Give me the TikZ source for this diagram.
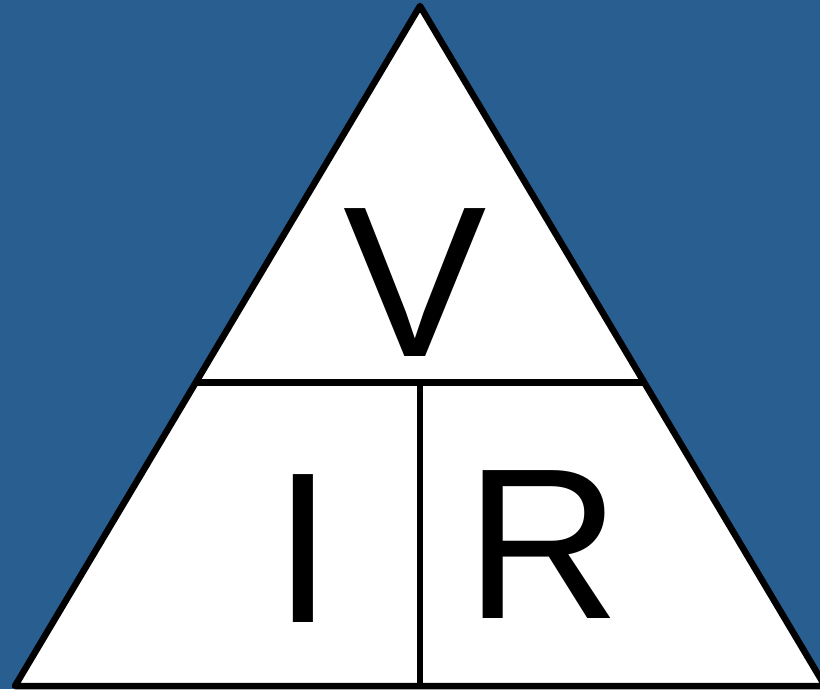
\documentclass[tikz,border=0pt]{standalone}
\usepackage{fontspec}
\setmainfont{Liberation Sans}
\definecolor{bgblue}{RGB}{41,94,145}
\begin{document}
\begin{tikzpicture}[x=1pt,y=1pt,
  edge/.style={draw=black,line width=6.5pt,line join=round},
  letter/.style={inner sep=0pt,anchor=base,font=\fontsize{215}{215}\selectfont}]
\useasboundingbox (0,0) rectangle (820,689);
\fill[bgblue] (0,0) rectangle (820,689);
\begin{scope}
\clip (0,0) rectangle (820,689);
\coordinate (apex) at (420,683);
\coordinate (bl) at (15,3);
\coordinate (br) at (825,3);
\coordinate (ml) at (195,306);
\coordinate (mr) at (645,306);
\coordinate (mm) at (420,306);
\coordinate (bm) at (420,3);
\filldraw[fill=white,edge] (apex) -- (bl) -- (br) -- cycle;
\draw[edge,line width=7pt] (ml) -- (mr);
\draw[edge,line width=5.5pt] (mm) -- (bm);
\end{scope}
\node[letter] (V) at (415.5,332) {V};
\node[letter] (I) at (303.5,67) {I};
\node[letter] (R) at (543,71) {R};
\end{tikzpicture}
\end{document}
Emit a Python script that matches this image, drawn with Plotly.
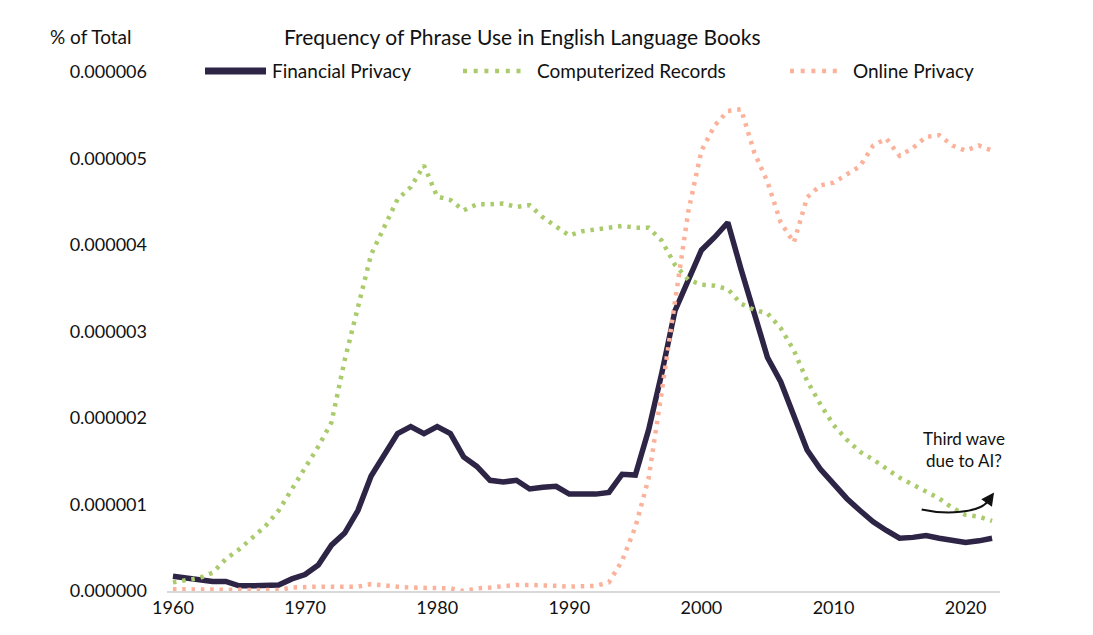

## Stated problem
Exclude the pictures, and transcribe all of the material exactly.

## In response
Give me the TikZ source for this diagram.
\documentclass[tikz,border=0pt]{standalone}
\usepackage{fontspec}
\setmainfont{Liberation Sans}
\definecolor{bgblue}{RGB}{41,94,145}
\begin{document}
\begin{tikzpicture}[x=1pt,y=1pt,
  edge/.style={draw=black,line width=6.5pt,line join=round},
  letter/.style={inner sep=0pt,anchor=base,font=\fontsize{215}{215}\selectfont}]
\useasboundingbox (0,0) rectangle (820,689);
\fill[bgblue] (0,0) rectangle (820,689);
\begin{scope}
\clip (0,0) rectangle (820,689);
\coordinate (apex) at (420,683);
\coordinate (bl) at (15,3);
\coordinate (br) at (825,3);
\coordinate (ml) at (195,306);
\coordinate (mr) at (645,306);
\coordinate (mm) at (420,306);
\coordinate (bm) at (420,3);
\filldraw[fill=white,edge] (apex) -- (bl) -- (br) -- cycle;
\draw[edge,line width=7pt] (ml) -- (mr);
\draw[edge,line width=5.5pt] (mm) -- (bm);
\end{scope}
\node[letter] (V) at (415.5,332) {V};
\node[letter] (I) at (303.5,67) {I};
\node[letter] (R) at (543,71) {R};
\end{tikzpicture}
\end{document}
Emit a Python script that matches this image, drawn with Plotly.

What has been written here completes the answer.